Un exemple tragique de ce syndrome est l’affaire Naomi Musenga, décédée à Strasbourg en décembre 2017 après une non-prise en charge par le SAMU. Lors de son appel, l’opératrice s’était montrée méprisante et cassante, n’ayant pas pris au sérieux la détresse de Naomi, avant de lui raccrocher au nez sans envoyer d’ambulance. Naomi avait attendu près de cinq heures avant d’être prise en charge par SOS Médecins, puis transportée à l’hôpital, où elle décède le 29 décembre 2017. En 2024, l’opératrice a été reconnue coupable de non-assistance à personne en danger et condamnée à un an de prison avec sursis par le tribunal correctionnel de Strasbourg.

Un autre cas récent est celui de Meggy Biodore, une jeune femme d’origine guadeloupéenne, morte d’une méningite foudroyante en octobre 2024. Le 15 octobre, son amie appelle le SAMU en urgence alors que Meggy souffre de forte fièvre, vomissements, pertes de connaissance, et douleurs intenses. L’opérateur minimise ses symptômes, lui conseille de « boire de l’eau avec du sucre » et de se tourner vers SOS Médecins. Plus tard, les pompiers, également contactés, minimisent à leur tour la gravité de la situation, suggérant une douche chaude et l’usage de Ventoline. Finalement, faute d’une prise en charge médicale, un ami transporte Meggy au CHU de Montpellier, où elle décède peu avant 19 h 30.

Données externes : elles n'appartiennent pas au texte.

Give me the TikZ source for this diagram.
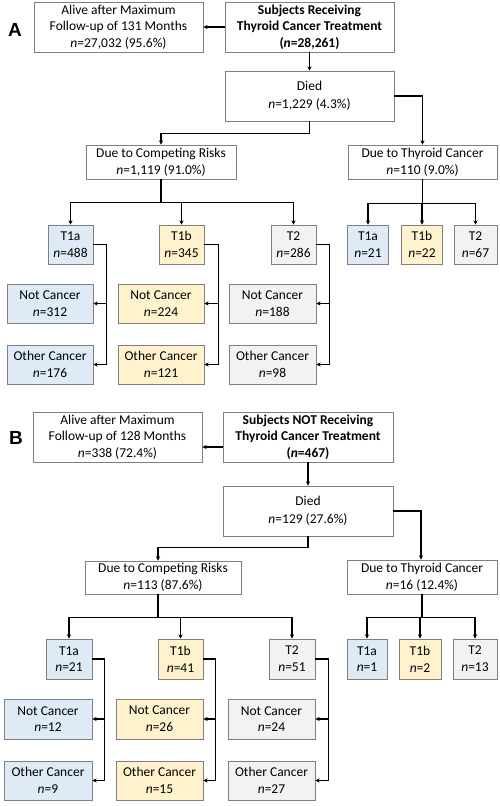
\documentclass[tikz,border=0pt]{standalone}
\usepackage{fontspec}
\setmainfont{Carlito}
\newfontfamily\panelfont{Liberation Sans}
\usetikzlibrary{arrows.meta}
\definecolor{bluef}{HTML}{DEEBF7}
\definecolor{yelf}{HTML}{FFF2CC}
\definecolor{grayf}{HTML}{F2F2F2}
\definecolor{bord}{HTML}{7F7F7F}
\begin{document}
\begin{tikzpicture}[x=1pt,y=-1pt,
  box/.style={draw=bord, line width=0.9pt, fill=white, align=center, inner sep=0pt,
    font=\fontsize{13.5}{16.7}\selectfont},
  wide/.style={font=\fontsize{13.5}{18.3}\selectfont},
  bold/.style={font=\fontsize{13.5}{16.7}\selectfont\bfseries},
  sz/.style 2 args={minimum width=#1pt, minimum height=#2pt},
  bl/.style={fill=bluef}, ye/.style={fill=yelf}, gr/.style={fill=grayf},
  ar/.style={line width=1.4pt, -{Stealth[length=4.2pt,width=4.2pt]}},
  lab/.style={font=\panelfont\fontsize{19}{22}\selectfont\bfseries, inner sep=0pt}]
\useasboundingbox (0,0) rectangle (500,806);
% ---------------- Panel A ----------------
\node[lab] (labA) at (15,30) {A};
\node[box,sz={169}{50}] (aliveA) at (118.5,27) {Alive after Maximum\\Follow-up of 131 Months\\\textit{n}=27,032 (95.6\%)};
\node[box,bold,sz={169}{50}] (subjA) at (309.5,27) {Subjects Receiving\\Thyroid Cancer Treatment\\(\textit{n}=28,261)};
\node[box,wide,sz={169}{50}] (diedA) at (309.5,96) {Died\\\textit{n}=1,229 (4.3\%)};
\node[box,sz={150}{34}] (compA) at (161,162) {Due to Competing Risks\\\textit{n}=1,119 (91.0\%)};
\node[box,sz={149}{34}] (thyA) at (422.5,162) {Due to Thyroid Cancer\\\textit{n}=110 (9.0\%)};
\node[box,bl,sz={45}{39}] (a1) at (70.5,244.5) {T1a\\\textit{n}=488};
\node[box,ye,sz={45}{39}] (a2) at (181.5,244.5) {T1b\\\textit{n}=345};
\node[box,gr,sz={45}{39}] (a3) at (293.5,244.5) {T2\\\textit{n}=286};
\node[box,bl,sz={86}{39}] (a1n) at (50,303.5) {Not Cancer\\\textit{n}=312};
\node[box,bl,sz={86}{39}] (a1o) at (50,364.5) {Other Cancer\\\textit{n}=176};
\node[box,ye,sz={86}{39}] (a2n) at (161,303.5) {Not Cancer\\\textit{n}=224};
\node[box,ye,sz={86}{39}] (a2o) at (161,364.5) {Other Cancer\\\textit{n}=121};
\node[box,gr,sz={87}{39}] (a3n) at (272.5,303.5) {Not Cancer\\\textit{n}=188};
\node[box,gr,sz={87}{39}] (a3o) at (272.5,364.5) {Other Cancer\\\textit{n}=98};
\node[box,bl,sz={41}{39}] (b1) at (368,244.5) {T1a\\\textit{n}=21};
\node[box,ye,sz={41}{39}] (b2) at (422,244.5) {T1b\\\textit{n}=22};
\node[box,gr,sz={43}{39}] (b3) at (475.5,244.5) {T2\\\textit{n}=67};
\draw[ar] (subjA.west) -- (aliveA.east);
\draw[ar] (subjA.south) -- (diedA.north);
\draw[ar] (diedA.south) -- ++(0,12) -| (compA.north);
\draw[ar] (diedA.east) -| (thyA.north);
\draw[ar] (compA.south) -- ++(0,23) -| (a1.north);
\draw[ar] (compA.south) -- ++(0,23) -| (a2.north);
\draw[ar] (compA.south) -- ++(0,23) -| (a3.north);
\draw[ar] (thyA.south) -- ++(0,24) -| (b1.north);
\draw[ar] (thyA.south) -- ++(0,24) -| (b2.north);
\draw[ar] (thyA.south) -- ++(0,24) -| (b3.north);
\draw[ar] (a1.east) -- ++(13,0) |- (a1n.east);
\draw[ar] (a1.east) -- ++(13,0) |- (a1o.east);
\draw[ar] (a2.east) -- ++(14,0) |- (a2n.east);
\draw[ar] (a2.east) -- ++(14,0) |- (a2o.east);
\draw[ar] (a3.east) -- ++(13,0) |- (a3n.east);
\draw[ar] (a3.east) -- ++(13,0) |- (a3o.east);
% ---------------- Panel B ----------------
\node[lab] (labB) at (16,438) {B};
\node[box,sz={169}{50}] (aliveB) at (117.5,437) {Alive after Maximum\\Follow-up of 128 Months\\\textit{n}=338 (72.4\%)};
\node[box,bold,sz={170}{50}] (subjB) at (308,437) {Subjects NOT Receiving\\Thyroid Cancer Treatment\\(\textit{n}=467)};
\node[box,wide,sz={170}{50}] (diedB) at (308,511) {Died\\\textit{n}=129 (27.6\%)};
\node[box,sz={156}{33}] (compB) at (163,577.5) {Due to Competing Risks\\\textit{n}=113 (87.6\%)};
\node[box,sz={150}{34}] (thyB) at (422,577) {Due to Thyroid Cancer\\\textit{n}=16 (12.4\%)};
\node[box,bl,sz={46}{40}] (c1) at (69,659) {T1a\\\textit{n}=21};
\node[box,ye,sz={45}{40}] (c2) at (180.5,659) {T1b\\\textit{n}=41};
\node[box,gr,sz={46}{40}] (c3) at (292,659) {T2\\\textit{n}=51};
\node[box,bl,sz={88}{40}] (c1n) at (48,719) {Not Cancer\\\textit{n}=12};
\node[box,bl,sz={88}{39}] (c1o) at (48,780.5) {Other Cancer\\\textit{n}=9};
\node[box,ye,sz={87}{40}] (c2n) at (159.5,719) {Not Cancer\\\textit{n}=26};
\node[box,ye,sz={87}{39}] (c2o) at (159.5,780.5) {Other Cancer\\\textit{n}=15};
\node[box,gr,sz={87}{40}] (c3n) at (271.5,719) {Not Cancer\\\textit{n}=24};
\node[box,gr,sz={87}{39}] (c3o) at (271.5,780.5) {Other Cancer\\\textit{n}=27};
\node[box,bl,sz={40}{40}] (d1) at (367,659) {T1a\\\textit{n}=1};
\node[box,ye,sz={42}{40}] (d2) at (420,659) {T1b\\\textit{n}=2};
\node[box,gr,sz={44}{40}] (d3) at (475,659) {T2\\\textit{n}=13};
\draw[ar] ([yshift=-10pt]subjB.west) -- ([yshift=-10pt]aliveB.east);
\draw[ar] (subjB.south) -- (diedB.north);
\draw[ar] (diedB.south) -- ++(0,11) -| ([xshift=-5pt]compB.north);
\draw[ar] (diedB.east) -| ([xshift=-1pt]thyB.north);
\draw[ar] ([xshift=-5pt]compB.south) -- ++(0,23) -| (c1.north);
\draw[ar] ([xshift=-5pt]compB.south) -- ++(0,23) -| (c2.north);
\draw[ar] ([xshift=-5pt]compB.south) -- ++(0,23) -| (c3.north);
\draw[ar] (thyB.south) -- ++(0,23) -| (d1.north);
\draw[ar] (thyB.south) -- ++(0,23) -| (d2.north);
\draw[ar] (thyB.south) -- ++(0,23) -| (d3.north);
\draw[ar] (c1.east) -- ++(12,0) |- (c1n.east);
\draw[ar] (c1.east) -- ++(12,0) |- (c1o.east);
\draw[ar] (c2.east) -- ++(12,0) |- (c2n.east);
\draw[ar] (c2.east) -- ++(12,0) |- (c2o.east);
\draw[ar] (c3.east) -- ++(13,0) |- (c3n.east);
\draw[ar] (c3.east) -- ++(13,0) |- (c3o.east);
\end{tikzpicture}
\end{document}
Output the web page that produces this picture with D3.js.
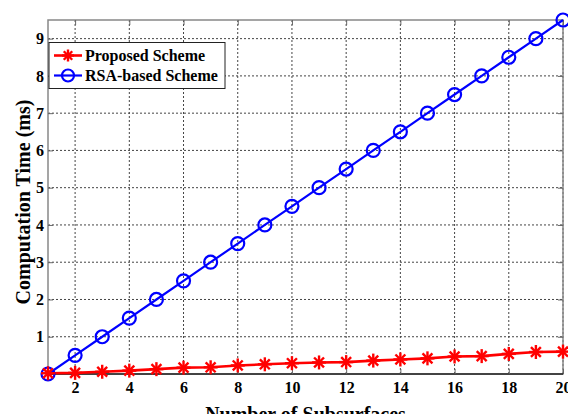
<!DOCTYPE html>
<html>
<head>
<meta charset="utf-8">
<script src="https://d3js.org/d3.v7.min.js"></script>
<style>
  body { margin: 0; background: #fff; }
  text { font-family: "Liberation Serif", "Times New Roman", serif; font-weight: bold; fill: #000; }
</style>
</head>
<body>
<div id="chart"></div>
<script>
// number of subsurfaces
var subsurfaces = [1, 2, 3, 4, 5, 6, 7, 8, 9, 10, 11, 12, 13, 14, 15, 16, 17, 18, 19, 20];
// computation time (ms)
var proposed = [0.02, 0.03, 0.06, 0.09, 0.13, 0.17, 0.18, 0.23, 0.26, 0.29, 0.31, 0.32, 0.36, 0.39, 0.42, 0.47, 0.48, 0.54, 0.59, 0.6];
var rsaBased = [0, 0.5, 1, 1.5, 2, 2.5, 3, 3.5, 4, 4.5, 5, 5.5, 6, 6.5, 7, 7.5, 8, 8.5, 9, 9.5];
var xTicks = [2, 4, 6, 8, 10, 12, 14, 16, 18, 20];
var yTicks = [1, 2, 3, 4, 5, 6, 7, 8, 9];
var seriesNames = ["Proposed Scheme", "RSA-based Scheme"];

var W = 568, H = 414;
var margin = {top: 20, right: 5, bottom: 40, left: 48};
var width = W - margin.left - margin.right,
    height = H - margin.top - margin.bottom;

var svg = d3.select("#chart").append("svg")
    .attr("width", W).attr("height", H);
var g = svg.append("g")
    .attr("transform", "translate(" + margin.left + "," + margin.top + ")");

var x = d3.scaleLinear().domain([1, 20]).range([0, width]);
var y = d3.scaleLinear().domain([0, 9.5]).range([height, 0]);

// grid
g.selectAll(".vgrid").data(xTicks).enter().append("line")
    .attr("x1", d => x(d)).attr("x2", d => x(d))
    .attr("y1", 0).attr("y2", height)
    .attr("stroke", "#444").attr("stroke-width", 1).attr("stroke-dasharray", "2,2");
g.selectAll(".hgrid").data(yTicks).enter().append("line")
    .attr("x1", 0).attr("x2", width)
    .attr("y1", d => y(d)).attr("y2", d => y(d))
    .attr("stroke", "#444").attr("stroke-width", 1).attr("stroke-dasharray", "2,2");

// box
g.append("rect").attr("width", width).attr("height", height)
    .attr("fill", "none").attr("stroke", "#888").attr("stroke-width", 1.5);
g.append("line").attr("x1", 0).attr("x2", width).attr("y1", height).attr("y2", height)
    .attr("stroke", "#222").attr("stroke-width", 1.5);

// axes (ticks inside, MATLAB style)
g.append("g").attr("transform", "translate(0," + height + ")")
    .call(d3.axisBottom(x).tickValues(xTicks).tickSize(-5).tickPadding(8));
g.append("g")
    .call(d3.axisLeft(y).tickValues(yTicks).tickSize(-5).tickPadding(4));
g.append("g").attr("transform", "translate(" + width + ",0)")
    .call(d3.axisRight(y).tickValues(yTicks).tickSize(-5).tickFormat(""));
g.append("g")
    .call(d3.axisTop(x).tickValues(xTicks).tickSize(-5).tickFormat(""));
g.selectAll(".domain").remove();
g.selectAll(".tick line").attr("stroke", "#666");
g.selectAll(".tick text").style("font-size", "16px").style("font-family", "Liberation Serif").style("font-weight", "bold");

// lines
var line = d3.line().x((d, i) => x(subsurfaces[i])).y(d => y(d));
g.append("path").datum(rsaBased).attr("d", line)
    .attr("fill", "none").attr("stroke", "#0000ff").attr("stroke-width", 2.2);
g.append("path").datum(proposed).attr("d", line)
    .attr("fill", "none").attr("stroke", "#ff0000").attr("stroke-width", 2.6);

function star(sel, r) {
  for (var k = 0; k < 4; k++) {
    var a = k * Math.PI / 4;
    sel.append("line")
      .attr("x1", -r * Math.cos(a)).attr("y1", -r * Math.sin(a))
      .attr("x2", r * Math.cos(a)).attr("y2", r * Math.sin(a))
      .attr("stroke", "#ff0000").attr("stroke-width", 2.4);
  }
}

// markers
g.selectAll(".circ").data(rsaBased).enter().append("circle")
    .attr("cx", (d, i) => x(subsurfaces[i])).attr("cy", d => y(d))
    .attr("r", 6.5).attr("fill", "none").attr("stroke", "#0000ff").attr("stroke-width", 2.2);
g.selectAll(".star").data(proposed).enter().append("g")
    .attr("transform", (d, i) => "translate(" + x(subsurfaces[i]) + "," + y(d) + ")")
    .each(function() { star(d3.select(this), 7); });

// legend
var lg = g.append("g").attr("transform", "translate(1,22.5)");
lg.append("rect").attr("width", 176).attr("height", 46)
    .attr("fill", "#fff").attr("stroke", "#222").attr("stroke-width", 1);
var ly = [13, 33];
lg.append("line").attr("x1", 5).attr("x2", 33).attr("y1", ly[0]).attr("y2", ly[0])
    .attr("stroke", "#ff0000").attr("stroke-width", 2.6);
star(lg.append("g").attr("transform", "translate(19," + ly[0] + ")"), 6);
lg.append("line").attr("x1", 5).attr("x2", 33).attr("y1", ly[1]).attr("y2", ly[1])
    .attr("stroke", "#0000ff").attr("stroke-width", 2.2);
lg.append("circle").attr("cx", 19).attr("cy", ly[1]).attr("r", 6)
    .attr("fill", "none").attr("stroke", "#0000ff").attr("stroke-width", 2.2);
lg.selectAll(".lt").data(seriesNames).enter().append("text")
    .attr("x", 36).attr("y", (d, i) => ly[i] + 5.5)
    .style("font-size", "16px").text(d => d);

// axis titles
svg.append("text")
    .attr("transform", "translate(" + (margin.left + width / 2) + "," + (H + 7) + ")")
    .attr("text-anchor", "middle").style("font-size", "20px")
    .text("Number of Subsurfaces");
svg.append("text")
    .attr("transform", "translate(30," + (margin.top + height / 2 + 5) + ") rotate(-90)")
    .attr("text-anchor", "middle").style("font-size", "20px")
    .text("Computation Time (ms)");
</script>
</body>
</html>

Ces tragédies, comme celle d’Israël, soulèvent des questions sur le traitement réservé aux personnes racisées dans le domaine médical et alimentent la thèse de l’existence de biais racistes dans leur prise en charge.

En 1952, Frantz Fanon avait déjà décrit ce phénomène dans un article sur le « syndrome nord-africain ». Il évoquait une catégorisation raciste chez les professionnels de santé, fondée sur des stéréotypes selon lesquels les Nord-Africains seraient des simulateurs, des tire-au-flanc ou des menteurs. Il dénonçait l’attitude de défiance des soignants face à la réalité des maladies affectant ces populations, une problématique qui semble malheureusement encore d’actualité aujourd’hui.